The concept of sharing platforms among different automakers isn't new, but the flurry of automotive mergers, acquisitions and alliances over the past several years now is starting to produce definite plans.

Just last month Renault SA and Nissan Motor Co. Ltd. announced they have started co-development of the C-platform, part of the companies' planned platform-sharing project. Renault and Nissan, which is 36.8%-owned by the French company, plan to build 2 million vehicles off the shared C-platform, which includes Renault's Megane and Nissan's Almera and Primera. The project begins with Nissan in 2002, followed by Renault in 2004, with the the next-generation Megane.

The companies also collaborated on a co-developed B-platform, a project that began in July 1999. The B segment includes Renault's Clio and Twingo and Nissan's Micra and Cube.

The B platform represents 1.7 million units and the C platform 2 million units, comprising more than 50% of shared product volume. By 2010, the companies plan to share 10 platforms and eight engines, the platforms representing 90% of Nissan's worldwide sales.

B-segment consolidation started already, first in Nissan's Mexico plants. The Renault Megane Scenic now is built alongside the last-generation Sentra at the Cuernavaca, Mexico, plant. Renault now is gearing up for Clio production at Nissan's Aguascalientes, Mexico, plant, where Nissan builds the new Sentra.

Consolidation in South America will follow with Renault plants in Brazil producing Nissan vehicles. Nissan is investing $300 million in South America — mostly Brazil and Argentina — to build sales in the region to 150,000 units by 2010.

DaimlerChrysler AG officials insist Mercedes and Chrysler vehicles will never share platforms, but Chrysler very likely will share new platforms and components with Mitsubishi Motors Corp. and Hyundai Motor Co. Ltd., now partly owned by DC.

DC bought a 34% share in Mitsubishi last year, with platform consolidation as a main objective. The first new shared platform between Chrysler and Mitsubishi likely will be the so-called Z-car in Europe, also called World Car, in 2005. However Hyundai — 10%-owned by DC — was left out of the project, much to the Korean automaker's surprise.

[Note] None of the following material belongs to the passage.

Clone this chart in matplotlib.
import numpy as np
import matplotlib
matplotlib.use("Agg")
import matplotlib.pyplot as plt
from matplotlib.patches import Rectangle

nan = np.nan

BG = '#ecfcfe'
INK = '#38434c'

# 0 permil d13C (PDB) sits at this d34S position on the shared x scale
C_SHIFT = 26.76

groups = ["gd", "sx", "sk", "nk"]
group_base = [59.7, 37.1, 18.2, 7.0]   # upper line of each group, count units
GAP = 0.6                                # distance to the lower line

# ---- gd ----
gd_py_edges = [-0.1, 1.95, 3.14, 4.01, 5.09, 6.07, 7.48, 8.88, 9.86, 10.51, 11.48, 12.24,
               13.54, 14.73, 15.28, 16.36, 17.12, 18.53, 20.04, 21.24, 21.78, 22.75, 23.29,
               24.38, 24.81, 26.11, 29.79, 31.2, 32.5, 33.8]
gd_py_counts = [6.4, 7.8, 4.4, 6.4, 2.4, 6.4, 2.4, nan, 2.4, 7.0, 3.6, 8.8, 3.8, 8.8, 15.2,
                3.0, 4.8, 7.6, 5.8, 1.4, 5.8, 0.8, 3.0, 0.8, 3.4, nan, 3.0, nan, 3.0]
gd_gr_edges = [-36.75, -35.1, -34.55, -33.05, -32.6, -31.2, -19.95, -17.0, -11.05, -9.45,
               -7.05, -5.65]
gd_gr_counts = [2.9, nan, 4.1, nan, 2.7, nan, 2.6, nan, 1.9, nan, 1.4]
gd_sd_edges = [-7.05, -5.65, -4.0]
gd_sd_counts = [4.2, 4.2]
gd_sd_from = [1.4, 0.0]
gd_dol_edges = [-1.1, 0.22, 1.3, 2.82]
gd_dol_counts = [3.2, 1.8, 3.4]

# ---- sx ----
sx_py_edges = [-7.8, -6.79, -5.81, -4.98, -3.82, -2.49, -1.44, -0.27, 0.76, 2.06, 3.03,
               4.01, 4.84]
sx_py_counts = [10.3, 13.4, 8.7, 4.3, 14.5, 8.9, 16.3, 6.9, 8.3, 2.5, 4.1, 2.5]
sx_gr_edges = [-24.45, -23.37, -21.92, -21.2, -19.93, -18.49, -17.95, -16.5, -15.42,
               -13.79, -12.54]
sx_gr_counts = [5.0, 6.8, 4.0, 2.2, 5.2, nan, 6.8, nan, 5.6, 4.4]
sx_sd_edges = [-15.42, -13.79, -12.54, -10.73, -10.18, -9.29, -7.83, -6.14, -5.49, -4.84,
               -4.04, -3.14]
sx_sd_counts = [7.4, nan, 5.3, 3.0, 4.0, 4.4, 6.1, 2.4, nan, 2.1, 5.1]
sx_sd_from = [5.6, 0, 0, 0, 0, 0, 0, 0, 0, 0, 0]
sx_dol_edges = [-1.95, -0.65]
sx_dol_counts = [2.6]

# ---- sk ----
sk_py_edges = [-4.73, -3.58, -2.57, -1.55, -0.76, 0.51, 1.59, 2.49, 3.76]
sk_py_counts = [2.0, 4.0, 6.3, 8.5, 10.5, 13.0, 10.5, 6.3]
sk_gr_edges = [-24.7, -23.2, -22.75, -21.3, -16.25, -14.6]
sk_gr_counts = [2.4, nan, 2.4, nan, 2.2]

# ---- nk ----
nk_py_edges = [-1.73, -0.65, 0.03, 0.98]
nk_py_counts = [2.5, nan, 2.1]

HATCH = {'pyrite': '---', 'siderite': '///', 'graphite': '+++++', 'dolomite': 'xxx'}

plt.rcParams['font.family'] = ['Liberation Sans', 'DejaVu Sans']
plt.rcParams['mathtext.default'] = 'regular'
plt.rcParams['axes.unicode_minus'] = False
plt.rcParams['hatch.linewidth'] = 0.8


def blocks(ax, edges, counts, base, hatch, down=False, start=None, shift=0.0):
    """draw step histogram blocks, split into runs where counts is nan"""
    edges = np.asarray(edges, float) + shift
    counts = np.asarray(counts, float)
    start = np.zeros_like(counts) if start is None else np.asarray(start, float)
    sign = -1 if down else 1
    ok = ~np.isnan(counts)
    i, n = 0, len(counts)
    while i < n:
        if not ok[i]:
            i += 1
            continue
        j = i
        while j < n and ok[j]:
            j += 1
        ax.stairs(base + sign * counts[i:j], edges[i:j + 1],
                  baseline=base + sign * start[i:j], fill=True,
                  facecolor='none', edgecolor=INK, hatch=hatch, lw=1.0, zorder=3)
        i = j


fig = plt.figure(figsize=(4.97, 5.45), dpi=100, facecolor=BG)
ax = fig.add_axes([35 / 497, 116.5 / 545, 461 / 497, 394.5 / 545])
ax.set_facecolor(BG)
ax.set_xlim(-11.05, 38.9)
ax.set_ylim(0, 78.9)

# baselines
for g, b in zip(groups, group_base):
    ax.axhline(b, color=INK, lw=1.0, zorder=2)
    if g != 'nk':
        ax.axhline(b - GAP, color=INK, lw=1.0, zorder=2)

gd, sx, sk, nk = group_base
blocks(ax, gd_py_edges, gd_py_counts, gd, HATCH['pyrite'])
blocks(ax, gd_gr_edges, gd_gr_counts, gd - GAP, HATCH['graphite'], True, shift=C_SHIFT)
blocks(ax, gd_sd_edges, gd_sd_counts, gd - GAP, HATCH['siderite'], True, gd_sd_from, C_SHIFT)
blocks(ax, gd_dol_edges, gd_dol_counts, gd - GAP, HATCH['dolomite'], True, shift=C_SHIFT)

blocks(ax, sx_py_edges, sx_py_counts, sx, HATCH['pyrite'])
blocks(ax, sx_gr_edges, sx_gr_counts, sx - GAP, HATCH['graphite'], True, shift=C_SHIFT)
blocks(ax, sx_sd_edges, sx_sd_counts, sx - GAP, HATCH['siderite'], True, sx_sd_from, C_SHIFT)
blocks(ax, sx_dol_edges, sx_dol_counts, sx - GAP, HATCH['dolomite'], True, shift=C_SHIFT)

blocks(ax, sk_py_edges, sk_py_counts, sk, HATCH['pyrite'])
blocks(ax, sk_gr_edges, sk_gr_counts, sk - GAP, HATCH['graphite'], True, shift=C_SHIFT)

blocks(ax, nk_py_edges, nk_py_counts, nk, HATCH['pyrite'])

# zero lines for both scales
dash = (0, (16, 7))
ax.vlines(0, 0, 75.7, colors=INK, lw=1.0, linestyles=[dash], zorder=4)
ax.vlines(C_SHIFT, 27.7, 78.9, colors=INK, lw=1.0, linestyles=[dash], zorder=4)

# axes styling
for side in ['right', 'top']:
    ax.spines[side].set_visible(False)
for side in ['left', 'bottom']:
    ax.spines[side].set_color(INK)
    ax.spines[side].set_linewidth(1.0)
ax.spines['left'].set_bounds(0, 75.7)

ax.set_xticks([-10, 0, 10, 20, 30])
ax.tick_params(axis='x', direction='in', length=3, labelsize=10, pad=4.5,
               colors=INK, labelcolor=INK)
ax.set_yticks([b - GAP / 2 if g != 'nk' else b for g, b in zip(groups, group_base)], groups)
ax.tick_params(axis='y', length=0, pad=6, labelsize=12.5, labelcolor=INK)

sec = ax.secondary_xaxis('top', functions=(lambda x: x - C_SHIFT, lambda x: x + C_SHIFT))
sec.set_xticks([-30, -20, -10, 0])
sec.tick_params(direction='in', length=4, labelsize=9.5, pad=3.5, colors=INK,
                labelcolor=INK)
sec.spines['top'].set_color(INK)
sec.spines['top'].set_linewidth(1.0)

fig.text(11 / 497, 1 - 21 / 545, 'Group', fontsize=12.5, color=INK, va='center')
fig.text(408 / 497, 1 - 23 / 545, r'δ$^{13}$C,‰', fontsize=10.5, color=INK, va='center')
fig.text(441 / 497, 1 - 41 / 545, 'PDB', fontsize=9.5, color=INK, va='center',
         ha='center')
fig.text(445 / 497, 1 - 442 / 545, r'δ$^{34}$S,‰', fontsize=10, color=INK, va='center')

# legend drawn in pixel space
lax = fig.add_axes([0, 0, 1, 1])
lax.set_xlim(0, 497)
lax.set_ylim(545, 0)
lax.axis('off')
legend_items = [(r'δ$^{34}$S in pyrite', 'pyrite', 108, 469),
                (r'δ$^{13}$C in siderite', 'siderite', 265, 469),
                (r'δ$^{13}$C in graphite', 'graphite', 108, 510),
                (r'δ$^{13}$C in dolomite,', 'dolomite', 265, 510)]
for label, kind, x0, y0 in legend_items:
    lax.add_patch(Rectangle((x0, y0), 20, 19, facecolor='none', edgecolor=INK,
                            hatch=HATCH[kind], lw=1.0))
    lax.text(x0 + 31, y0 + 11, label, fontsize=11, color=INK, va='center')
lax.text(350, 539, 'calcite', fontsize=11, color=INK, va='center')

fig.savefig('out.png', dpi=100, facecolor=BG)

Mitsubishi in the U.S. says it can't imagine merging any more platforms until it gets through the current product cycle. The two automakers already have a long history of working together and jointly building vehicles at an assembly plant in Normal, IL.

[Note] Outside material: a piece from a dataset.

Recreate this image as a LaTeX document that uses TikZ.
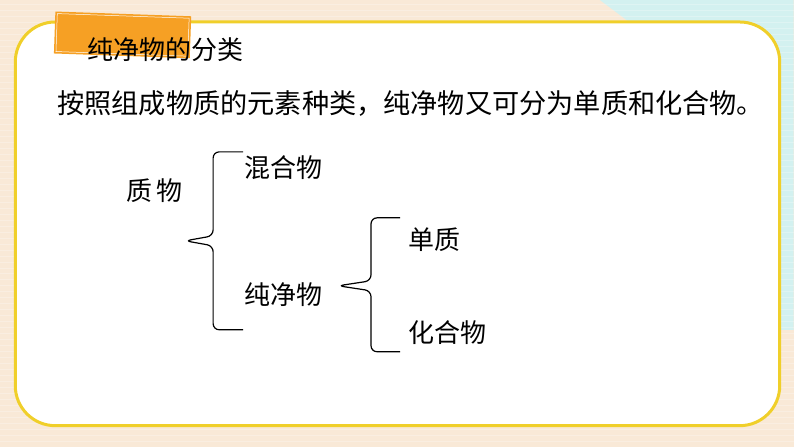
\documentclass[tikz,border=0pt]{standalone}
\usepackage{fontspec}
\newfontfamily\cjk{Noto Sans CJK SC}
\definecolor{bgbeige}{HTML}{F9E9D7}
\definecolor{bgcyan}{HTML}{D3F1F0}
\definecolor{cardline}{HTML}{F0CF2A}
\definecolor{tabor}{HTML}{F6A024}
\tikzset{
	label text/.style={font=\cjk\fontsize{26}{30}\selectfont, inner sep=0pt, anchor=west},
	brace line/.style={line width=1.2pt, rounded corners=6pt},
}
\begin{document}
\begin{tikzpicture}[x=1pt, y=-1pt]

\fill[bgbeige] (0,0) rectangle (794,447);
\fill[bgcyan] (600,0) -- (794,0) -- (794,330) -- (760,330) -- (760,120) -- cycle;
\foreach \y in {4,10,...,447}
	\draw[white, opacity=0.25, line width=0.6pt] (0,\y) -- (794,\y);

\draw[cardline, fill=white, line width=3pt, rounded corners=40pt]
	(15,22) rectangle (780,426);

\fill[tabor, rotate around={-2:(125,45)}] (54,14) rectangle (190,56);
\draw[white, line width=0.5pt, rotate around={-2:(125,45)}] (56,16) rectangle (188,54);

% texts
\node[label text] (title) at (87,50) {纯净物的分类};
\node[label text, font=\cjk\fontsize{27.2}{32}\selectfont] (intro) at (57,104)
	{按照组成物质的元素种类，纯净物又可分为单质和化合物。};
\node[label text] (matter) at (126,191) {质\,物};
\node[label text] (mixture) at (244,168) {混合物};
\node[label text] (pure) at (244,295) {纯净物};
\node[label text] (element) at (408,240) {单质};
\node[label text] (compound) at (408,333) {化合物};

% braces
\coordinate (tipA) at (185,241);
\coordinate (tipB) at (338,286);
\draw[brace line] (243,152) -- (213,152) -- (213,236) -- (tipA) -- (213,246) -- (213,330) -- (243,330);
\draw[brace line] (400,218) -- (371,218) -- (371,281) -- (tipB) -- (371,291) -- (371,352) -- (400,352);

\end{tikzpicture}
\end{document}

After announcing a linkup last year that included General Motors Corp. buying a 20% stake in Fiat SpA, the two companies are considering co-developing a number of sporty cars off the next generation Saab 9-3 and GM's Epsilon platform, partly because the GM platforms can pass various U.S. government tests. Possible new products include a front-wheel-drive Alfa Spider and more serious sports cars aimed at competing with Porsche. The two automakers also are combining development efforts of GM's next-generation Opel/Vauxhall Corsa minicar and Agila microvan with Fiat's Punto and possibly the Seicento and Palio.

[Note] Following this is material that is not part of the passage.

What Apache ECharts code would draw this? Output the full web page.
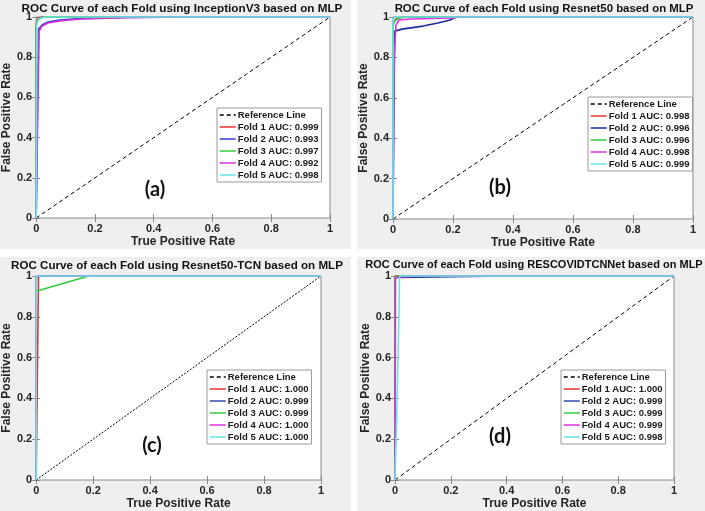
<!DOCTYPE html>
<html><head><meta charset="utf-8">
<script src="https://cdn.jsdelivr.net/npm/echarts@6/dist/echarts.min.js"></script>
<style>html,body{margin:0;padding:0;background:#fff}#c{width:705px;height:511px}</style>
</head><body><div id="c"></div>
<script>
// ---- text ----
const panelTitles = [
  'ROC Curve of each Fold using InceptionV3 based on MLP',
  'ROC Curve of each Fold using Resnet50 based on MLP',
  'ROC Curve of each Fold using Resnet50-TCN based on MLP',
  'ROC Curve of each Fold using RESCOVIDTCNNet based on MLP'
];
const panelTags = ['(a)', '(b)', '(c)', '(d)'];
const xAxisName = 'True Positive Rate';
const yAxisName = 'False Positive Rate';
const tickValues = [0, 0.2, 0.4, 0.6, 0.8, 1];
const refName = 'Reference Line';
const aucA = ['0.999', '0.993', '0.997', '0.992', '0.998'];
const aucB = ['0.998', '0.996', '0.996', '0.998', '0.999'];
const aucC = ['1.000', '0.999', '0.999', '1.000', '1.000'];
const aucD = ['1.000', '0.999', '0.999', '0.999', '0.998'];

// ---- reference diagonal ----
const refLine = [[0, 0], [1, 1]];

// ---- (a) InceptionV3 ----
const aFold1 = [[0,0],[0,0.97],[0.005,0.99],[0.02,1],[1,1]];
const aFold2 = [[0,0],[0.004,0.5],[0.008,0.94],[0.02,0.96],[0.04,0.975],[0.08,0.985],[0.15,0.992],[0.3,0.998],[0.45,1],[1,1]];
const aFold3 = [[0,0],[0,0.96],[0.005,0.985],[0.015,0.995],[0.03,1],[1,1]];
const aFold4 = [[0,0],[0.005,0.5],[0.01,0.93],[0.02,0.955],[0.04,0.97],[0.08,0.98],[0.15,0.99],[0.3,0.997],[0.5,1],[1,1]];
const aFold5 = [[0,0],[0.002,0.97],[0.01,0.99],[0.03,1],[1,1]];

// ---- (b) Resnet50 ----
const bFold1 = [[0,0],[0,0.97],[0.01,0.99],[0.03,1],[1,1]];
const bFold2 = [[0,0],[0.003,0.6],[0.006,0.93],[0.03,0.94],[0.1,0.955],[0.15,0.97],[0.19,0.985],[0.21,1],[1,1]];
const bFold3 = [[0,0],[0,0.95],[0.005,0.98],[0.02,0.995],[0.05,1],[1,1]];
const bFold4 = [[0,0],[0.004,0.8],[0.01,0.96],[0.02,0.985],[0.06,0.99],[0.2,0.995],[0.22,1],[1,1]];
const bFold5 = [[0,0],[0,0.98],[0.005,1],[1,1]];

// ---- (c) Resnet50-TCN ----
const cFold1 = [[0,0],[0.008,0.99],[0.008,1],[1,1]];
const cFold2 = [[0,0],[0,0.995],[0.01,1],[1,1]];
const cFold3 = [[0,0],[0,0.925],[0.185,1],[1,1]];
const cFold4 = [[0,0],[0,1],[1,1]];
const cFold5 = [[0,0],[0,1],[1,1]];

// ---- (d) RESCOVIDTCNNet ----
const dFold1 = [[0,0],[0,1],[1,1]];
const dFold2 = [[0,0],[0,0.99],[0.01,0.993],[0.2,0.997],[0.4,1],[1,1]];
const dFold3 = [[0,0],[0,0.995],[0.01,1],[1,1]];
const dFold4 = [[0,0],[0.002,0.99],[0.01,0.995],[0.1,1],[1,1]];
const dFold5 = [[0,0],[0.006,0.3],[0.014,0.8],[0.016,0.99],[0.018,1],[1,1]];

const panels = [
  { folds: [aFold1, aFold2, aFold3, aFold4, aFold5], auc: aucA },
  { folds: [bFold1, bFold2, bFold3, bFold4, bFold5], auc: aucB },
  { folds: [cFold1, cFold2, cFold3, cFold4, cFold5], auc: aucC },
  { folds: [dFold1, dFold2, dFold3, dFold4, dFold5], auc: aucD }
];

// ---- layout / style (not data) ----
const FONT = '"Liberation Sans", Arial, sans-serif';
const grids = [
  { left: 33, top: 17, width: 297, height: 201 },
  { left: 393, top: 17, width: 300, height: 202 },
  { left: 32, top: 276, width: 289, height: 206 },
  { left: 395, top: 276, width: 279, height: 205 }
];
const legendPos = [
  { left: 217, top: 108 }, { left: 588, top: 97 },
  { left: 207, top: 370 }, { left: 561, top: 370 }
];
const titlePos = [[182, 9], [544, 9], [177, 266], [534, 265]];
const titleSize = [11.7, 11.4, 11.6, 11];
const tagPos = [[155, 190], [500, 188], [152, 446], [500, 437]];
const yNameGap = [16, 16, 18, 15];
const bgRects = [[0, 0, 351, 249], [357, 0, 348, 249], [0, 257, 351, 254], [357, 257, 348, 254]];
const foldColors = [
  ['#ee3030', '#3a3ad0', '#30cc40', '#d830d8', '#66e6e6'],
  ['#ee3030', '#1c2aa0', '#30cc40', '#e030e0', '#66e6e6'],
  ['#ee3030', '#3048b0', '#30cc40', '#e030e0', '#66e6e6'],
  ['#ee3030', '#1c2aa0', '#30cc40', '#e030e0', '#66e6e6']
];
const refDash = [[4, 3], [4, 3], [2, 1.5], [4, 3]];

const xAxes = [], yAxes = [], series = [], legends = [], graphics = [];
const axisColor = '#8a8a8a';
const labelStyle = { color: '#262626', fontWeight: 'bold', fontSize: 11, fontFamily: FONT };

bgRects.forEach(r => graphics.push({ type: 'rect', z: -100, shape: { x: r[0], y: r[1], width: r[2], height: r[3] }, style: { fill: '#efefef' } }));

panels.forEach((p, i) => {
  const base = {
    type: 'value', gridIndex: i, min: 0, max: 1, interval: 0.2,
    splitLine: { show: false }, axisLine: { show: false },
    axisTick: { inside: true, length: 4, lineStyle: { color: axisColor } }
  };
  xAxes.push(Object.assign({}, base, {
    position: 'bottom', name: xAxisName, nameLocation: 'middle', nameGap: 18,
    nameTextStyle: { color: '#262626', fontWeight: 'bold', fontSize: 12, fontFamily: FONT },
    axisLabel: Object.assign({ margin: 5 }, labelStyle)
  }));
  xAxes.push(Object.assign({}, base, { position: 'top', axisLabel: { show: false } }));
  yAxes.push(Object.assign({}, base, {
    position: 'left', name: yAxisName, nameLocation: 'middle', nameGap: yNameGap[i],
    nameTextStyle: { color: '#262626', fontWeight: 'bold', fontSize: 12, fontFamily: FONT },
    axisLabel: Object.assign({ margin: 4 }, labelStyle)
  }));
  yAxes.push(Object.assign({}, base, { position: 'right', axisLabel: { show: false } }));

  const xi = i * 2, yi = i * 2;
  const names = [refName];
  series.push({
    type: 'line', name: refName, xAxisIndex: xi, yAxisIndex: yi, data: refLine,
    symbol: 'none', clip: false, silent: true,
    lineStyle: { color: '#000', width: 1, type: refDash[i] }, itemStyle: { color: '#000' }
  });
  p.folds.forEach((f, k) => {
    const nm = 'Fold ' + (k + 1) + ' AUC: ' + p.auc[k];
    names.push(nm);
    series.push({
      type: 'line', name: nm, xAxisIndex: xi, yAxisIndex: yi, data: f,
      symbol: 'none', clip: false,
      lineStyle: { color: foldColors[i][k], width: 1.6 }, itemStyle: { color: foldColors[i][k] }
    });
  });
  legends.push({
    data: names, orient: 'vertical', left: legendPos[i].left, top: legendPos[i].top,
    backgroundColor: '#fff', borderColor: '#9a9a9a', borderWidth: 1, borderRadius: 0,
    padding: [2, 3, 2, 2], itemGap: 2, itemWidth: 16, itemHeight: 10, selectedMode: false,
    itemStyle: { opacity: 0, borderWidth: 0 },
    lineStyle: { width: 1.5 },
    textStyle: { color: '#1a1a1a', fontWeight: 'bold', fontSize: 9.5, fontFamily: FONT, padding: [0, 0, 0, -3] }
  });
  graphics.push({ type: 'text', z: 100, x: titlePos[i][0], y: titlePos[i][1],
    style: { text: panelTitles[i], fill: '#111', font: 'bold ' + titleSize[i] + 'px ' + FONT, align: 'center', verticalAlign: 'middle' } });
  graphics.push({ type: 'text', z: 100, x: tagPos[i][0], y: tagPos[i][1],
    style: { text: panelTags[i], fill: '#111', font: 'bold 20px Lato, "Open Sans", sans-serif', align: 'center', verticalAlign: 'middle' } });
});

const chart = echarts.init(document.getElementById('c'), null, { renderer: 'canvas' });
chart.setOption({
  animation: false,
  backgroundColor: '#fff',
  grid: grids.map(g => Object.assign({ show: true, backgroundColor: '#fff', borderColor: axisColor, borderWidth: 1, containLabel: false }, g)),
  xAxis: xAxes, yAxis: yAxes, series: series, legend: legends, graphic: graphics
});
</script></body></html>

Meanwhile, GM also continues to work with Toyota Motor Corp. in addition to its other Asian partners. The latest announcement here is the Pontiac Vibe sharing platform basics with the Toyota Matrix, built on a variant of the Corolla platform — and being built at New United Motor Mfg. Inc., Toyota's and GM's joint venture assembly plant in California. The Matrix will be built at Toyota's Cambridge, Ont. facility.